A part of income is consumed while another portion of it is saved by people. So, if we know the value of APC or MPC, we can easily find out the value of APS or MPS.

**How APS is calculated from APC as: **

APC = C/Y

APS = S/Y = Y – C/Y = 1 – C/Y

(** ^{.}.^{. }**S = Y – C)

Or, APS = 1 – APC

As APC and APS are complementary terms their sum must be equal to one.

We know that

Y = C + S

Now, dividing both sides of this equation by Y, we obtain

Y/Y = C/Y + S/Y

1 = APC + APS

Or, APS = 1 – APC

When APC rises (or falls) APS falls (or rises). When APC = 1, APS must be equal to zero, and when APC = 0, APS = 1. But since APC can never be zero, so APS can never be equal to one. It must be less than one.

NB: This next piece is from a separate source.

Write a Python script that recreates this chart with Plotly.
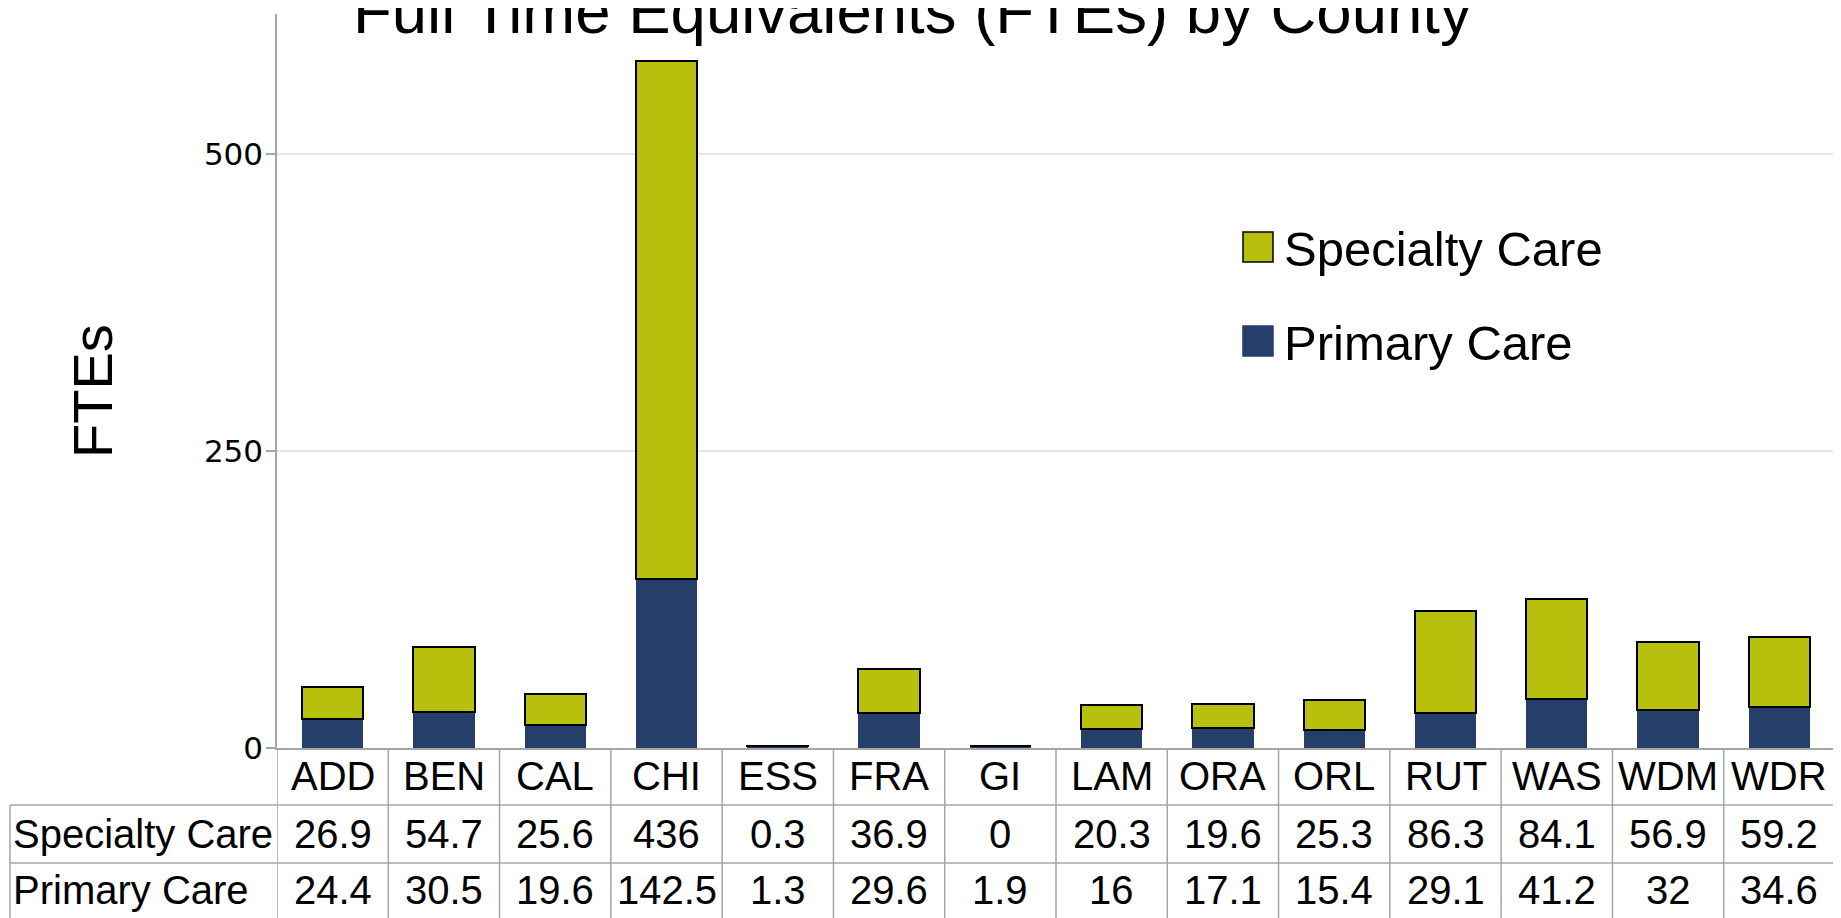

We calculate MPS from MPC. To do so, first we show that the sum of MPC and MPS is equal to one and MPS must be (1 – MPC). This is because income is always equal to consumption plus saving. Or

Y = C + S

Now, suppose, income changes to ∆ Y. As a result, both consumption and saving change to ∆C and ∆S, respectively, i.e.,

∆Y = ∆C + ∆S

Dividing both sides of this equation by ∆ Y we get

∆Y/∆Y = ∆C/∆Y + ∆S/∆Y

Or, 1 = MPC + MPS

or, MPS = 1 – MPC

When MPC rises (falls) MPS must fall (rise) in such a manner that their sum becomes equal to one.